# The easiest way to transfer a file from Solid Works file to an Aspire file?



## NRG 4055 (Sep 11, 2013)

We are a FIRST robotics team. We would like to know what is the easiest way to transfer a file from Solid Works file to an Aspire file? Thank you. 
-from 
NRG 4055


----------



## bgriggs (Nov 26, 2008)

NRG 4055 said:


> We are a FIRST robotics team. We would like to know what is the easiest way to transfer a file from Solid Works file to an Aspire file?
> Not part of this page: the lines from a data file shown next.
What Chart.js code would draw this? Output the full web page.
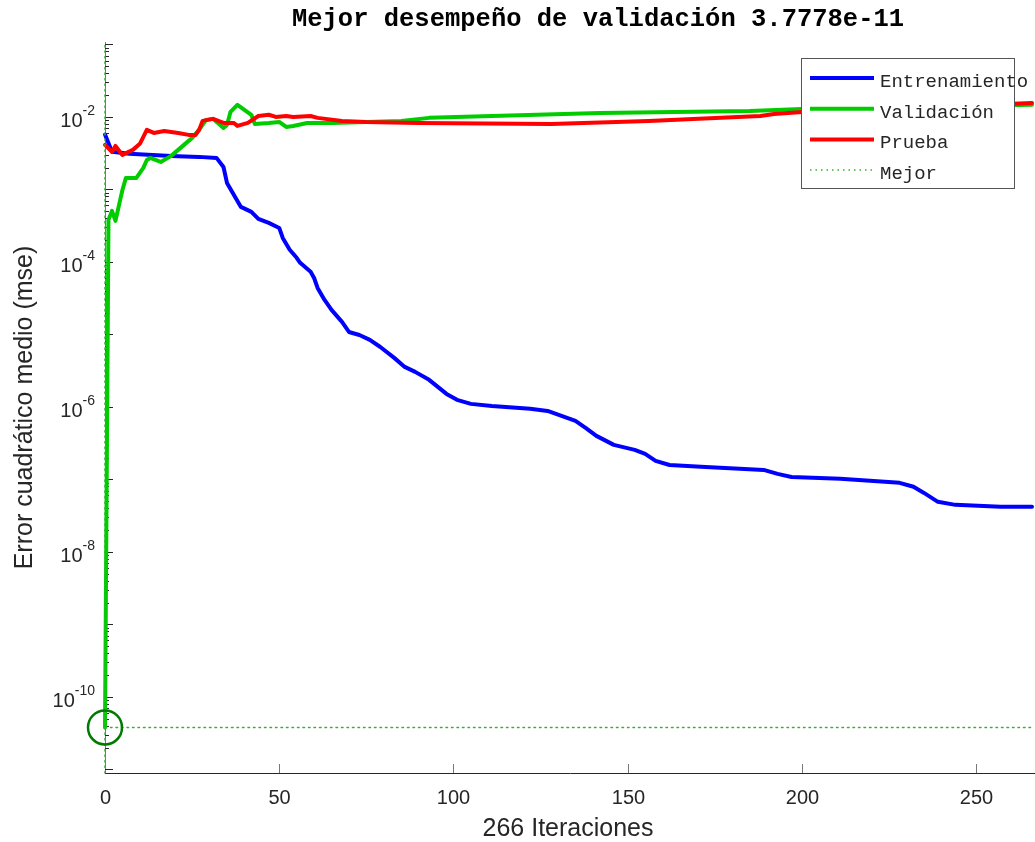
<!DOCTYPE html>
<html>
<head>
<meta charset="utf-8">
<script src="https://cdn.jsdelivr.net/npm/chart.js@4/dist/chart.umd.min.js"></script>
<style>
    body { margin: 0; background: #ffffff; }
    #perf { position: absolute; left: 0; top: 0; }
</style>
</head>
<body>
<canvas id="perf" width="1035" height="842"></canvas>
<script>
// epochs and mse
let trainEpochs = [0, 2, 7, 19, 27, 32, 34, 35, 37, 39, 42, 44, 47, 50, 51, 53, 55, 56, 59, 60,
    61, 63, 65, 68, 70, 73, 76, 79, 83, 86, 89, 93, 98, 101, 105, 111, 122, 127, 131, 135,
    138, 141, 146, 152, 155, 158, 162, 171, 189, 193, 197, 211, 228, 232, 235, 239, 244, 257, 266];
let trainMse = [5.7e-3, 3.3e-3, 3.1e-3, 2.9e-3, 2.81e-3, 2.72e-3, 2.04e-3, 1.23e-3, 8.4e-4, 5.74e-4,
    4.9e-4, 3.92e-4, 3.45e-4, 2.94e-4, 2.14e-4, 1.47e-4, 1.14e-4, 9.7e-5, 7.3e-5, 6.0e-5,
    4.38e-5, 2.99e-5, 2.18e-5, 1.49e-5, 1.08e-5, 9.8e-6, 8.4e-6, 6.7e-6, 4.74e-6, 3.56e-6,
    3.04e-6, 2.36e-6, 1.51e-6, 1.25e-6, 1.1e-6, 1.03e-6, 9.4e-7, 8.8e-7, 7.5e-7, 6.4e-7,
    5.1e-7, 3.98e-7, 2.99e-7, 2.55e-7, 2.25e-7, 1.8e-7, 1.58e-7, 1.49e-7, 1.35e-7, 1.19e-7,
    1.08e-7, 1.02e-7, 8.95e-8, 7.9e-8, 6.5e-8, 4.9e-8, 4.45e-8, 4.18e-8, 4.18e-8];

let valEpochs = [0, 1, 2, 3, 5, 6, 9, 11, 12, 13, 16, 19, 22, 24, 25, 27, 29, 31, 34, 35,
    36, 38, 40, 42, 43, 47, 50, 52, 54, 58, 65, 85, 93, 142, 185, 200, 266];
let valMse = [3.7778e-11, 3.8e-4, 5.05e-4, 3.68e-4, 9.8e-4, 1.44e-3, 1.44e-3, 1.98e-3, 2.55e-3, 2.72e-3,
    2.39e-3, 2.9e-3, 3.86e-3, 4.67e-3, 5.13e-3, 6.62e-3, 9.1e-3, 9.4e-3, 7.05e-3, 7.76e-3,
    1.17e-2, 1.47e-2, 1.25e-2, 1.07e-2, 8.0e-3, 8.26e-3, 8.53e-3, 7.28e-3, 7.51e-3, 8.26e-3,
    8.26e-3, 8.81e-3, 9.7e-3, 1.13e-2, 1.21e-2, 1.29e-2, 1.47e-2];

let testEpochs = [0, 2, 3, 5, 8, 10, 12, 14, 17, 21, 24, 26, 27, 28, 31, 34, 37, 38, 41, 44,
    47, 49, 52, 54, 59, 61, 68, 75, 90, 128, 156, 188, 192, 200, 266];
let testMse = [4.11e-3, 3.29e-3, 3.98e-3, 2.99e-3, 3.51e-3, 4.25e-3, 6.62e-3, 6.01e-3, 6.41e-3, 6.01e-3,
    5.65e-3, 5.65e-3, 6.62e-3, 8.81e-3, 9.4e-3, 8.26e-3, 8.26e-3, 7.51e-3, 8.26e-3, 1.03e-2,
    1.07e-2, 1.0e-2, 1.03e-2, 1.0e-2, 1.03e-2, 9.7e-3, 8.81e-3, 8.53e-3, 8.26e-3, 8.0e-3,
    8.81e-3, 1.03e-2, 1.1e-2, 1.17e-2, 1.56e-2];

let bestEpoch = 0;
let bestMse = 3.7778e-11;
let totalEpochs = 266;

let xTicks = [0, 50, 100, 150, 200, 250];
let yTickExps = [-10, -8, -6, -4, -2];

let legendNames = ["Entrenamiento", "Validación", "Prueba", "Mejor"];
let titleText = "Mejor desempeño de validación " + bestMse.toExponential(4);

let yMin = 8.9e-12;
let yMax = 0.108;

function pts(xs, ys) {
    return xs.map((x, i) => ({ x: x, y: ys[i] }));
}

const axisColor = "#262626";
const sans = "'Liberation Sans', Arial, Helvetica, sans-serif";
const mono = "'Liberation Mono', 'Courier New', monospace";

/* axes, ticks and tick labels drawn like the original figure */
const matlabAxes = {
    id: "matlabAxes",
    beforeDatasetsDraw(c) {
        let ctx = c.ctx;
        let a = c.chartArea;
        let xs = c.scales.x;
        let ys = c.scales.y;
        ctx.save();

        // bottom axis line
        ctx.strokeStyle = axisColor;
        ctx.lineWidth = 1;
        ctx.beginPath();
        ctx.moveTo(a.left, Math.round(a.bottom) + 0.5);
        ctx.lineTo(a.right + 5, Math.round(a.bottom) + 0.5);
        ctx.stroke();

        // left axis line
        ctx.strokeStyle = "#777777";
        ctx.beginPath();
        ctx.moveTo(a.left + 0.5, a.top);
        ctx.lineTo(a.left + 0.5, a.bottom);
        ctx.stroke();

        // x ticks
        ctx.strokeStyle = "#777777";
        ctx.fillStyle = axisColor;
        ctx.font = "20px " + sans;
        ctx.textAlign = "center";
        ctx.textBaseline = "middle";
        xTicks.forEach(t => {
            let px = Math.round(xs.getPixelForValue(t)) + 0.5;
            ctx.beginPath();
            ctx.moveTo(px, a.bottom);
            ctx.lineTo(px, a.bottom - 9);
            ctx.stroke();
            ctx.fillText(String(t), px, a.bottom + 25);
        });

        // y ticks, major and minor
        ctx.strokeStyle = axisColor;
        for (let e = -12; e <= -1; e++) {
            for (let m = 1; m <= 9; m++) {
                let v = m * Math.pow(10, e);
                if (v < yMin || v > yMax) continue;
                let py = Math.round(ys.getPixelForValue(v)) + 0.5;
                ctx.beginPath();
                ctx.moveTo(a.left, py);
                ctx.lineTo(a.left + (m === 1 ? 8 : 4), py);
                ctx.stroke();
            }
        }

        // y tick labels 10^n
        yTickExps.forEach(e => {
            let py = ys.getPixelForValue(Math.pow(10, e));
            let right = a.left - 10;
            ctx.font = "14px " + sans;
            let sup = "-" + String(-e);
            let supW = ctx.measureText(sup).width;
            ctx.textAlign = "left";
            ctx.textBaseline = "alphabetic";
            ctx.fillText(sup, right - supW, py - 2);
            ctx.font = "20px " + sans;
            ctx.textAlign = "right";
            ctx.fillText("10", right - supW, py + 10);
        });

        ctx.restore();
    },
    afterDatasetsDraw(c) {
        let ctx = c.ctx;
        let a = c.chartArea;
        let xs = c.scales.x;
        let ys = c.scales.y;
        ctx.save();

        // circle on the best validation epoch
        ctx.strokeStyle = "#007a00";
        ctx.lineWidth = 2.5;
        ctx.beginPath();
        ctx.arc(xs.getPixelForValue(bestEpoch), ys.getPixelForValue(bestMse), 17, 0, Math.PI * 2);
        ctx.stroke();

        // legend box
        let bx = 801, by = 58, bw = 213, bh = 130;
        ctx.fillStyle = "#ffffff";
        ctx.fillRect(bx, by, bw, bh);
        ctx.strokeStyle = "#555555";
        ctx.lineWidth = 1;
        ctx.strokeRect(bx + 0.5, by + 0.5, bw, bh);

        let rows = [
            { name: legendNames[0], color: "#0000ff", dash: [], w: 4 },
            { name: legendNames[1], color: "#00cc00", dash: [], w: 4 },
            { name: legendNames[2], color: "#ff0000", dash: [], w: 4 },
            { name: legendNames[3], color: "#33b033", dash: [1.5, 4], w: 1.5 }
        ];
        ctx.font = "19px " + mono;
        ctx.textAlign = "left";
        ctx.textBaseline = "middle";
        rows.forEach((r, i) => {
            let ly = 78 + i * 30.7;
            ctx.strokeStyle = r.color;
            ctx.lineWidth = r.w;
            ctx.setLineDash(r.dash);
            ctx.beginPath();
            ctx.moveTo(810, ly);
            ctx.lineTo(874, ly);
            ctx.stroke();
            ctx.setLineDash([]);
            ctx.fillStyle = "#262626";
            ctx.fillText(r.name, 880, ly + 4);
        });

        // title
        ctx.fillStyle = "#000000";
        ctx.font = "bold 25.5px " + mono;
        ctx.textAlign = "center";
        ctx.textBaseline = "middle";
        ctx.fillText(titleText, 598, 20);

        // axis titles
        ctx.fillStyle = axisColor;
        ctx.font = "25px " + sans;
        ctx.fillText(totalEpochs + " Iteraciones", 568, 829);

        ctx.textBaseline = "alphabetic";
        ctx.translate(32, (a.top + a.bottom) / 2);
        ctx.rotate(-Math.PI / 2);
        ctx.fillText("Error cuadrático medio (mse)", 0, 0);

        ctx.restore();
    }
};

new Chart(document.getElementById("perf"), {
    type: "line",
    data: {
        datasets: [
            {
                label: legendNames[0],
                data: pts(trainEpochs, trainMse),
                borderColor: "#0000ff",
                borderWidth: 4,
                order: 5
            },
            {
                label: legendNames[1],
                data: pts(valEpochs, valMse),
                borderColor: "#00cc00",
                borderWidth: 4,
                order: 4
            },
            {
                label: legendNames[2],
                data: pts(testEpochs, testMse),
                borderColor: "#ff0000",
                borderWidth: 4,
                order: 3
            },
            {
                label: legendNames[3],
                data: [{ x: 0, y: bestMse }, { x: totalEpochs, y: bestMse }],
                borderColor: "#33b033",
                borderWidth: 1.5,
                borderDash: [1.5, 4],
                order: 2
            },
            {
                label: "vertical",
                data: [{ x: bestEpoch, y: yMin }, { x: bestEpoch, y: yMax }],
                borderColor: "#33b033",
                borderWidth: 1.5,
                borderDash: [1.5, 4],
                order: 1
            }
        ]
    },
    options: {
        responsive: false,
        animation: false,
        clip: false,
        layout: {
            padding: { left: 105, right: 3, top: 42, bottom: 69 }
        },
        elements: {
            line: { tension: 0, fill: false, borderCapStyle: "round", borderJoinStyle: "round" },
            point: { radius: 0 }
        },
        plugins: {
            legend: { display: false },
            tooltip: { enabled: false }
        },
        scales: {
            x: { type: "linear", min: 0, max: totalEpochs, display: false },
            y: { type: "logarithmic", min: yMin, max: yMax, display: false }
        }
    },
    plugins: [matlabAxes]
});
</script>
</body>
</html>
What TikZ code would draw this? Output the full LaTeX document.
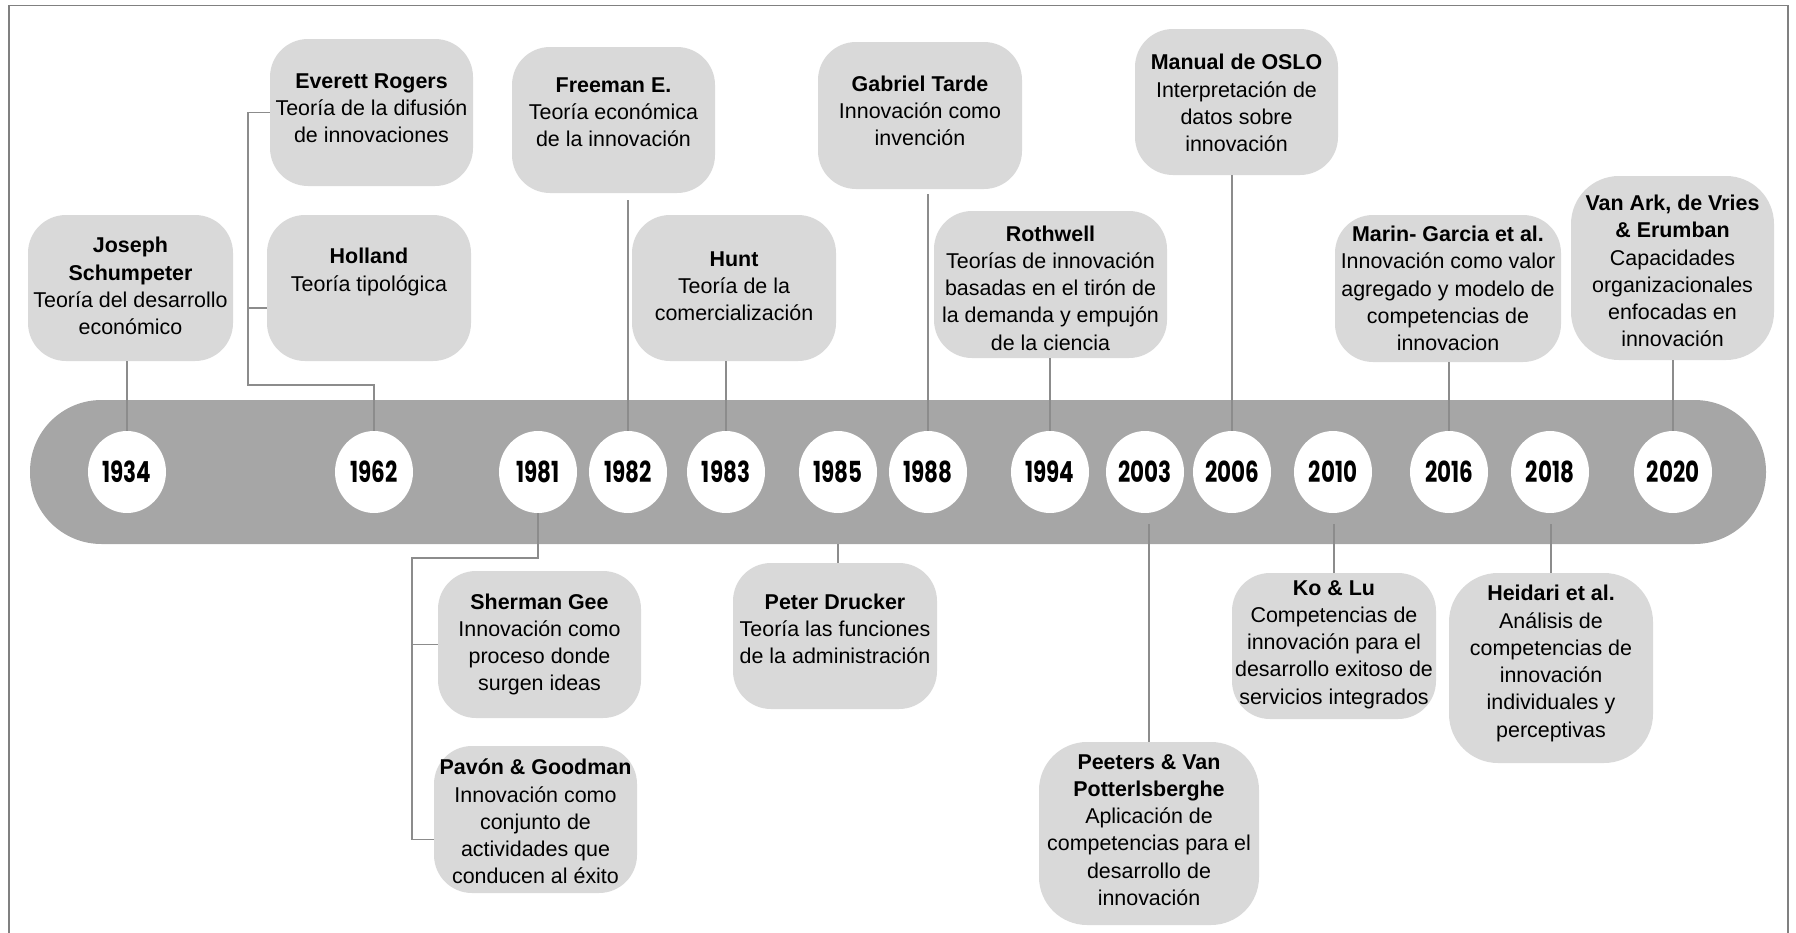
\documentclass[tikz,border=0pt]{standalone}
\usepackage{fontspec}
\setmainfont{Liberation Sans}
\newfontfamily\yearfont{Poppins}[FakeStretch=0.74]
\usetikzlibrary{shapes.geometric}

\definecolor{boxgray}{HTML}{D9D9D9}
\definecolor{bargray}{HTML}{A6A6A6}
\definecolor{linegray}{HTML}{8C8C8C}
\definecolor{framegray}{HTML}{808080}

\tikzset{
  boxshape/.style={draw=none, fill=boxgray, inner sep=0pt},
  boxtext/.style={align=center, inner sep=0pt, text=black, font=\fontsize{12.2}{15.5}\selectfont},
  yearc/.style={ellipse, fill=white, minimum width=1.56cm, minimum height=1.64cm, inner sep=0pt,
    font=\yearfont\bfseries\fontsize{16.5}{18}\selectfont},
  conn/.style={draw=linegray, line width=0.6pt},
  frameline/.style={draw=framegray, line width=0.9pt},
  barshape/.style={fill=bargray, inner sep=0pt, rounded corners=1.43cm},
}

% rounded grey card: name, centre x, centre y, width, height (px), corner radius, text lift (px), text
\newcommand{\tlbox}[8]{%
  \node[boxshape, minimum width=#4*0.02cm, minimum height=#5*0.02cm, rounded corners=#6*0.02cm] (#1) at (#2,#3) {};
  \node[boxtext] (#1-t) at ([yshift=#7*0.02cm]#1.center) {#8};
}

\begin{document}
\begin{tikzpicture}[x=0.02cm, y=-0.02cm]
\useasboundingbox (0,0) rectangle (1796,933);

% outer frame (open at the bottom)
\draw[frameline] (9,933) -- (9,5.5) -- (1788,5.5) -- (1788,933);

% timeline bar and year markers
\node[barshape, minimum width=1736*0.02cm, minimum height=144*0.02cm] (bar) at (898,472) {};
\foreach \yr/\xx in {1934/127, 1962/374, 1981/538, 1982/628, 1983/726, 1985/838, 1988/928,
                     1994/1050, 2003/1145, 2006/1232, 2010/1333, 2016/1449, 2018/1550, 2020/1673}
  \node[yearc] (c\yr) at (\xx,472) {\yr};

% cards above the bar
\tlbox{schump}{130.5}{288}{205}{146}{38}{2}{\textbf{Joseph}\\\textbf{Schumpeter}\\Teoría del desarrollo\\económico}
\tlbox{rogers}{371.5}{112.5}{203}{147}{38}{4.5}{\textbf{Everett Rogers}\\Teoría de la difusión\\de innovaciones}
\tlbox{holland}{369}{288}{204}{146}{38}{16}{\textbf{Holland}\\Teoría tipológica}
\tlbox{freeman}{613.5}{120}{203}{146}{38}{8}{\textbf{Freeman E.}\\Teoría económica\\de la innovación}
\tlbox{hunt}{734}{288}{204}{146}{38}{2}{\textbf{Hunt}\\Teoría de la\\comercialización}
\tlbox{tarde}{920}{115.5}{204}{147}{38}{4.5}{\textbf{Gabriel Tarde}\\Innovación como\\invención}
\tlbox{rothwell}{1050.5}{284.5}{233}{147}{38}{-3.5}{\textbf{Rothwell}\\Teorías de innovación\\basadas en el tirón de\\la demanda y empujón\\de la ciencia}
\tlbox{oslo}{1236.5}{102}{203}{146}{38}{-1}{\textbf{Manual de OSLO}\\Interpretación de\\datos sobre\\innovación}
\tlbox{marin}{1448}{288.5}{226}{147}{38}{0}{\textbf{Marin- Garcia et al.}\\Innovación como valor\\agregado y modelo de\\competencias de\\innovacion}
\tlbox{vanark}{1672.5}{268}{203}{184}{48}{-3}{\textbf{Van Ark, de Vries}\\\textbf{\& Erumban}\\Capacidades\\organizacionales\\enfocadas en\\innovación}

% cards below the bar
\tlbox{sherman}{539.5}{644.5}{203}{147}{38}{0}{\textbf{Sherman Gee}\\Innovación como\\proceso donde\\surgen ideas}
\tlbox{pavon}{535.5}{819.5}{203}{147}{38}{-2}{\textbf{Pavón \& Goodman}\\Innovación como\\conjunto de\\actividades que\\conducen al éxito}
\tlbox{drucker}{835}{636}{204}{146}{38}{7}{\textbf{Peter Drucker}\\Teoría las funciones\\de la administración}
\tlbox{peeters}{1149}{833.5}{220}{183}{48}{3.5}{\textbf{Peeters \& Van}\\\textbf{Potterlsberghe}\\Aplicación de\\competencias para el\\desarrollo de\\innovación}
\tlbox{ko}{1334}{646}{204}{146}{38}{1.5}{\textbf{Ko \& Lu}\\Competencias de\\innovación para el\\desarrollo exitoso de\\servicios integrados}
\tlbox{heidari}{1551}{668}{204}{190}{49}{4.5}{\textbf{Heidari et al.}\\Análisis de\\competencias de\\innovación\\individuales y\\perceptivas}

% connectors to the upper cards
\draw[conn] (c1934.north) -- (c1934.north |- schump.south);
\coordinate (b62) at (248,385);
\draw[conn] (rogers.west) -| (b62) -| (c1962.north);
\draw[conn] ([yshift=-0.4cm]holland.west) -- ([yshift=-0.4cm]holland.west -| b62);
\draw[conn] (c1982.north) -- ([yshift=-0.14cm]c1982.north |- freeman.south);
\draw[conn] (c1983.north) -- (c1983.north |- hunt.south);
\draw[conn] (c1988.north) -- ([yshift=-0.1cm]c1988.north |- tarde.south);
\draw[conn] (c1994.north) -- (c1994.north |- rothwell.south);
\draw[conn] (c2006.north) -- (c2006.north |- oslo.south);
\draw[conn] (c2016.north) -- (c2016.north |- marin.south);
\draw[conn] (c2020.north) -- (c2020.north |- vanark.south);

% connectors to the lower cards
\coordinate (b81) at (412,558);
\draw[conn] (c1981.south) |- (b81) |- ([yshift=-0.4cm]pavon.west);
\draw[conn] (sherman.west) -- (sherman.west -| b81);
\draw[conn] (c1985.south |- bar.south) -- (c1985.south |- drucker.north);
\draw[conn] ([yshift=-0.22cm]peeters.north |- c2003.south) -- (peeters.north);
\draw[conn] ([yshift=-0.22cm]ko.north |- c2010.south) -- (ko.north);
\draw[conn] ([yshift=-0.22cm]heidari.north |- c2018.south) -- (heidari.north);
\end{tikzpicture}
\end{document}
Thank you.
> -from
> NRG 4055


Export it as a STL and then import into Aspire.

Bill


----------



## NRG 4055 (Sep 11, 2013)

Thank you, bgriggs, that information will help us greatly.\
-NRG 4055


----------



## woodman12 (Feb 12, 2012)

*an example of a solid works file to aspire*

3d mechanical hand taken apart,, dxf file created and cut - YouTube lasering out the parts on a mech hand


2D spiral action meshes together - YouTube lasering out a spiral action file

both these projects were solid works files and i got them taken apart and into aspire


----------



## woodman12 (Feb 12, 2012)

*more 3d files to aspire*

escapement example - YouTube escapement example(was a 2d file corel)


original 3D inventor clock - YouTube inventor clock start


----------